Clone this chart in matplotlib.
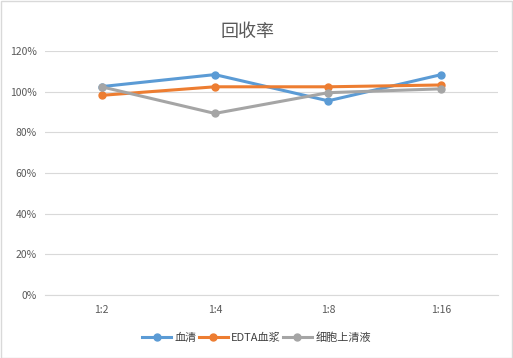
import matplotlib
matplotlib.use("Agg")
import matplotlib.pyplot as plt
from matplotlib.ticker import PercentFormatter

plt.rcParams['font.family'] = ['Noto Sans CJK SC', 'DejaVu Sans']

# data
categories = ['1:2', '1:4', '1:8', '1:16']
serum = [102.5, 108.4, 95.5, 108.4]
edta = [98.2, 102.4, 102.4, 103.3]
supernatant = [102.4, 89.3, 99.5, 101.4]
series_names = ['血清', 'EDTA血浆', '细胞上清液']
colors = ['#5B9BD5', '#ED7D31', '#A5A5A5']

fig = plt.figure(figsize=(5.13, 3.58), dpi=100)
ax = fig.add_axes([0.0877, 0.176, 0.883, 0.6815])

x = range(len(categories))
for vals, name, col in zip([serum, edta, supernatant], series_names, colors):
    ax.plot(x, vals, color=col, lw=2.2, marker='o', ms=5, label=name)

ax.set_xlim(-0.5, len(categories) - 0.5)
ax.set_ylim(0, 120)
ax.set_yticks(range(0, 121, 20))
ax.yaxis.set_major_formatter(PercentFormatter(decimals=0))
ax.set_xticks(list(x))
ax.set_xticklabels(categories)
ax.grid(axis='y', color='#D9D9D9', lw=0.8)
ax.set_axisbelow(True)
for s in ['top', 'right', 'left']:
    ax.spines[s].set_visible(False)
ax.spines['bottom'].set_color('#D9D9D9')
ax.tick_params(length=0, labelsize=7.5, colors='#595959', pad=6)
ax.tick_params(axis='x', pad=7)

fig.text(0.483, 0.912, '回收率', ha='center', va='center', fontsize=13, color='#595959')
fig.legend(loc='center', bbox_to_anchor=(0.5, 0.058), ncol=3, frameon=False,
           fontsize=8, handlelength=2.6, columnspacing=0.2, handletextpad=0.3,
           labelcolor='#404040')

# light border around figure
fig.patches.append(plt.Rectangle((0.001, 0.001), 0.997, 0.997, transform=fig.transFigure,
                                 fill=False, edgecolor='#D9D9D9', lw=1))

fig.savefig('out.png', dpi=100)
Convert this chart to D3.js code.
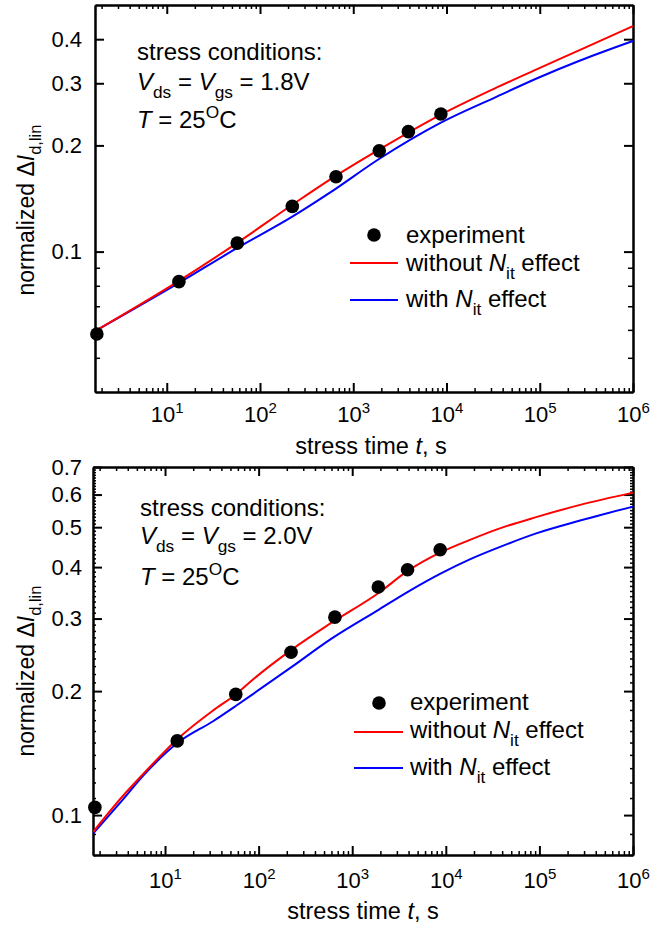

==================================================

:: What the task asks ::
Transcribe the records word for word and include no pictures.

:: Complete response ::
Clone this chart in matplotlib.
import matplotlib
matplotlib.use("Agg")
import matplotlib.pyplot as plt
from matplotlib.ticker import PercentFormatter

plt.rcParams['font.family'] = ['Noto Sans CJK SC', 'DejaVu Sans']

# data
categories = ['1:2', '1:4', '1:8', '1:16']
serum = [102.5, 108.4, 95.5, 108.4]
edta = [98.2, 102.4, 102.4, 103.3]
supernatant = [102.4, 89.3, 99.5, 101.4]
series_names = ['血清', 'EDTA血浆', '细胞上清液']
colors = ['#5B9BD5', '#ED7D31', '#A5A5A5']

fig = plt.figure(figsize=(5.13, 3.58), dpi=100)
ax = fig.add_axes([0.0877, 0.176, 0.883, 0.6815])

x = range(len(categories))
for vals, name, col in zip([serum, edta, supernatant], series_names, colors):
    ax.plot(x, vals, color=col, lw=2.2, marker='o', ms=5, label=name)

ax.set_xlim(-0.5, len(categories) - 0.5)
ax.set_ylim(0, 120)
ax.set_yticks(range(0, 121, 20))
ax.yaxis.set_major_formatter(PercentFormatter(decimals=0))
ax.set_xticks(list(x))
ax.set_xticklabels(categories)
ax.grid(axis='y', color='#D9D9D9', lw=0.8)
ax.set_axisbelow(True)
for s in ['top', 'right', 'left']:
    ax.spines[s].set_visible(False)
ax.spines['bottom'].set_color('#D9D9D9')
ax.tick_params(length=0, labelsize=7.5, colors='#595959', pad=6)
ax.tick_params(axis='x', pad=7)

fig.text(0.483, 0.912, '回收率', ha='center', va='center', fontsize=13, color='#595959')
fig.legend(loc='center', bbox_to_anchor=(0.5, 0.058), ncol=3, frameon=False,
           fontsize=8, handlelength=2.6, columnspacing=0.2, handletextpad=0.3,
           labelcolor='#404040')

# light border around figure
fig.patches.append(plt.Rectangle((0.001, 0.001), 0.997, 0.997, transform=fig.transFigure,
                                 fill=False, edgecolor='#D9D9D9', lw=1))

fig.savefig('out.png', dpi=100)
Convert this chart to D3.js code.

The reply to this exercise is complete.